- **Exercise task**: In the records below, reproduce exactly the lines from the one containing "Convert this chart" through the one containing "const colores = ['#00939a', '#68a8c6', '#a9bfdf', '#dcd8ef'];", both included, and omit the pictures.
— begin Dataset records —
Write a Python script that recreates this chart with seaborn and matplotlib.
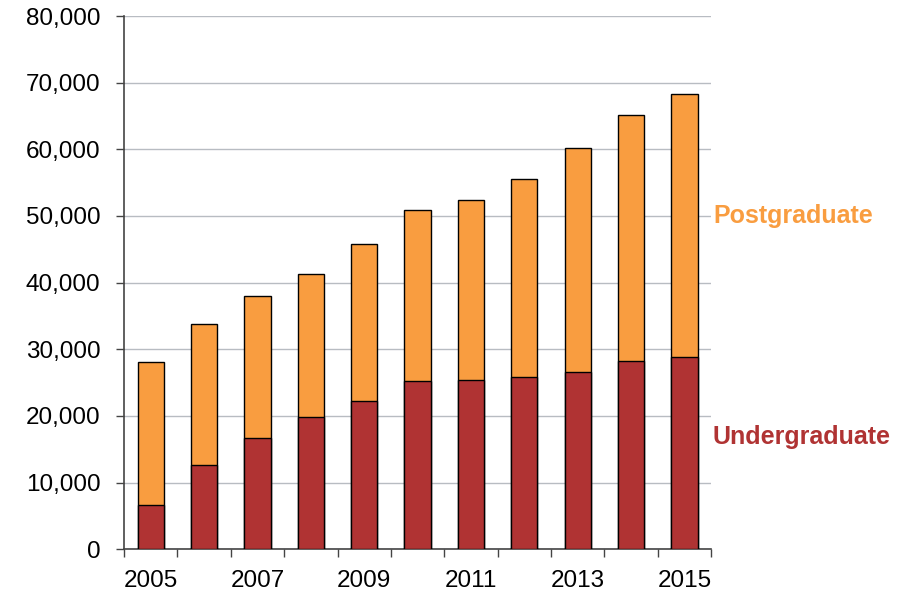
import numpy as np
import pandas as pd
import matplotlib
matplotlib.use("Agg")
import matplotlib.pyplot as plt
import matplotlib.transforms as mtransforms
from matplotlib.ticker import FuncFormatter, FixedLocator
import seaborn as sns

# --- Data ---
years = [2005, 2006, 2007, 2008, 2009, 2010, 2011, 2012, 2013, 2014, 2015]
undergraduate = [6650, 12650, 16650, 19850, 22250, 25200, 25400, 25850, 26600, 28200, 28900]
postgraduate = [21400, 21100, 21300, 21500, 23550, 25650, 26950, 29650, 33650, 36900, 39350]
year_labels = ["2005", "", "2007", "", "2009", "", "2011", "", "2013", "", "2015"]

UG_COLOR = "#B03333"
PG_COLOR = "#F99D40"

df = pd.DataFrame({
    "year": [str(y) for y in years],
    "undergraduate": undergraduate,
    "postgraduate": postgraduate,
})
df["total"] = df["undergraduate"] + df["postgraduate"]

sns.set_style("white")
plt.rcParams["font.family"] = ["Liberation Sans", "DejaVu Sans"]

fig = plt.figure(figsize=(9.06, 5.93), dpi=100)
ax = fig.add_axes([0.1369, 0.0737, 0.648, 0.8993])

# stacked bars: total (postgraduate on top) then undergraduate over it
sns.barplot(data=df, x="year", y="total", color=PG_COLOR, width=0.49,
            edgecolor="black", linewidth=1.0, saturation=1, ax=ax, zorder=3)
sns.barplot(data=df, x="year", y="undergraduate", color=UG_COLOR, width=0.49,
            edgecolor="black", linewidth=1.0, saturation=1, ax=ax, zorder=3)

ax.set_xlim(-0.5, len(years) - 0.5)
ax.set_ylim(0, 80000)
ax.set_xlabel("")
ax.set_ylabel("")

# y axis
ax.set_yticks(np.arange(0, 80001, 10000))
ax.yaxis.set_major_formatter(FuncFormatter(lambda v, p: f"{int(v):,}"))
ax.yaxis.grid(True, color="#B8BCC2", linewidth=1.0, zorder=0)
ax.set_axisbelow(True)
ax.tick_params(axis="y", which="major", direction="out", length=6, width=1,
               color="#444444", pad=11, labelsize=17.5, labelcolor="black", left=True)

# x axis: labels every other year, tick marks between categories
ax.xaxis.set_major_locator(FixedLocator(range(len(years))))
ax.set_xticklabels(year_labels)
ax.xaxis.set_minor_locator(FixedLocator(np.arange(-0.5, len(years), 1.0)))
ax.tick_params(axis="x", which="major", length=0, pad=15, labelsize=17.5, labelcolor="black")
ax.tick_params(axis="x", which="minor", direction="out", length=6, width=1,
               color="#444444", bottom=True)

for side in ["top", "right"]:
    ax.spines[side].set_visible(False)
for side in ["left", "bottom"]:
    ax.spines[side].set_color("#444444")
    ax.spines[side].set_linewidth(1.2)

# series labels to the right of the bars
trans = mtransforms.blended_transform_factory(ax.transAxes, ax.transData)
ax.text(1.003, 50000, "Postgraduate", transform=trans, color=PG_COLOR,
        fontsize=18, fontweight="bold", va="center", ha="left")
ax.text(1.003, 16800, "Undergraduate", transform=trans, color=UG_COLOR,
        fontsize=18, fontweight="bold", va="center", ha="left")

fig.savefig("out.png", dpi=100)
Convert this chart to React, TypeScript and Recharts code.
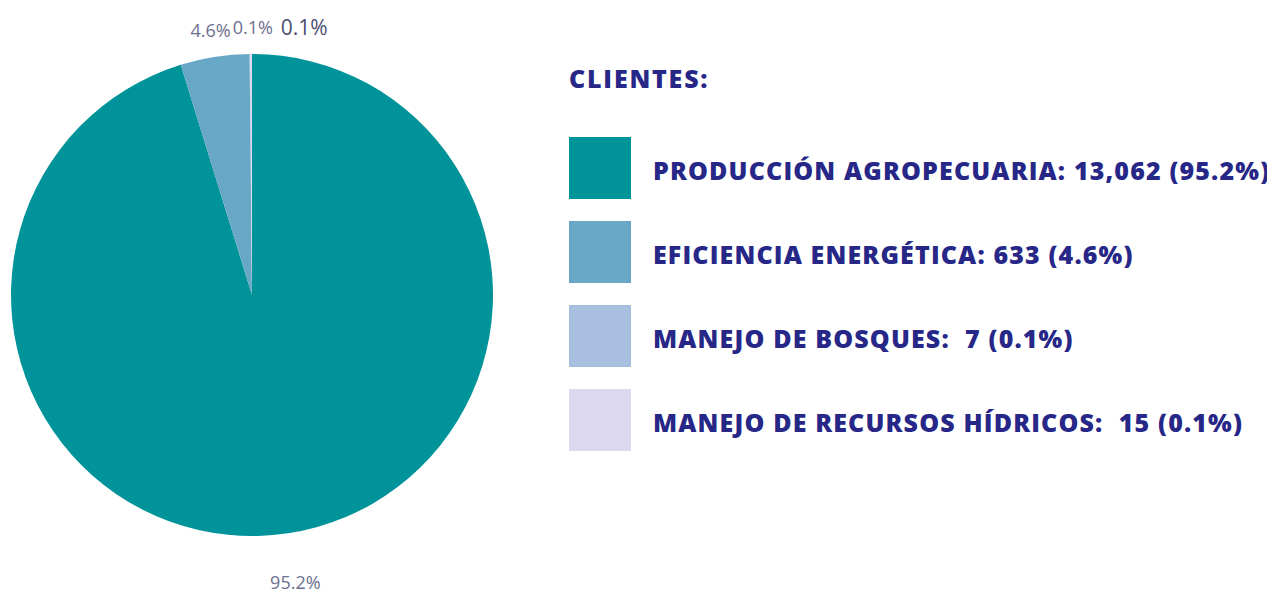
import { PieChart, Pie, Cell, Legend } from 'recharts';

const categorias = ['PRODUCCIÓN AGROPECUARIA', 'EFICIENCIA ENERGÉTICA', 'MANEJO DE BOSQUES', 'MANEJO DE RECURSOS HÍDRICOS'];
const clientes = [13062, 633, 7, 15];
const porcentajes = ['95.2%', '4.6%', '0.1%', '0.1%'];
const etiquetasLeyenda = [
  'PRODUCCIÓN AGROPECUARIA: 13,062 (95.2%)',
  'EFICIENCIA ENERGÉTICA: 633 (4.6%)',
  'MANEJO DE BOSQUES:  7 (0.1%)',
  'MANEJO DE RECURSOS HÍDRICOS:  15 (0.1%)',
];
const colores = ['#00939a', '#68a8c6', '#a9bfdf', '#dcd8ef'];

const data = categorias.map((nombre, i) => ({ nombre, valor: clientes[i] }));

const RADIAN = Math.PI / 180;
const NAVY = '#262787';
const FONT = '"Open Sans", "DejaVu Sans", sans-serif';

function renderEtiqueta(props: any) {
  const { cx, cy, midAngle, outerRadius, index } = props;
  const sin = Math.sin(-midAngle * RADIAN);
  const cos = Math.cos(-midAngle * RADIAN);
  // las de abajo van más separadas
  const r = outerRadius + (sin > 0 ? 49 : 27);
  let x = cx + r * cos;
  const y = cy + r * sin;
  // evitar que se encimen las dos rebanadas pequeñas
  if (index === 2) x += 3;
  if (index === 3) x += 53;
  return (
    <text
      x={x}
      y={y}
      textAnchor="middle"
      dominantBaseline="central"
      fontFamily={FONT}
      fontSize={index === 3 ? 21 : 18}
      fill={index === 3 ? '#4c4e70' : '#6e6f8f'}
    >
      {porcentajes[index]}
    </text>
  );
}

function Leyenda() {
  return (
    <div style={{ fontFamily: FONT, color: NAVY, fontWeight: 800, letterSpacing: 1.15 }}>
      <div style={{ fontSize: 25, height: 36, lineHeight: '36px', marginBottom: 41, letterSpacing: 1.8 }}>CLIENTES:</div>
      {etiquetasLeyenda.map((t, i) => (
        <div key={t} style={{ display: 'flex', alignItems: 'center', height: 62, marginBottom: 22 }}>
          <div style={{ width: 62, height: 62, background: colores[i], flexShrink: 0 }} />
          <div style={{ marginLeft: 22, marginTop: 4, fontSize: 25, whiteSpace: 'pre' }}>{t}</div>
        </div>
      ))}
    </div>
  );
}

export default function App() {
  return (
    <PieChart width={1259} height={587} margin={{ top: 0, right: 0, bottom: 0, left: 0 }}>
      <Pie
        data={data}
        dataKey="valor"
        nameKey="nombre"
        cx={244}
        cy={287}
        outerRadius={241}
        startAngle={90}
        endAngle={-270}
        stroke="none"
        label={renderEtiqueta}
        labelLine={false}
        isAnimationActive={false}
      >
        {data.map((d, i) => (
          <Cell key={d.nombre} fill={colores[i]} />
        ))}
      </Pie>
      <Legend
        content={<Leyenda />}
        wrapperStyle={{ position: 'absolute', left: 561, top: 52, width: 698 }}
      />
    </PieChart>
  );
}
— end Dataset records —
- **Output of the task**:
Convert this chart to React, TypeScript and Recharts code.
import { PieChart, Pie, Cell, Legend } from 'recharts';

const categorias = ['PRODUCCIÓN AGROPECUARIA', 'EFICIENCIA ENERGÉTICA', 'MANEJO DE BOSQUES', 'MANEJO DE RECURSOS HÍDRICOS'];
const clientes = [13062, 633, 7, 15];
const porcentajes = ['95.2%', '4.6%', '0.1%', '0.1%'];
const etiquetasLeyenda = [
  'PRODUCCIÓN AGROPECUARIA: 13,062 (95.2%)',
  'EFICIENCIA ENERGÉTICA: 633 (4.6%)',
  'MANEJO DE BOSQUES:  7 (0.1%)',
  'MANEJO DE RECURSOS HÍDRICOS:  15 (0.1%)',
];
const colores = ['#00939a', '#68a8c6', '#a9bfdf', '#dcd8ef'];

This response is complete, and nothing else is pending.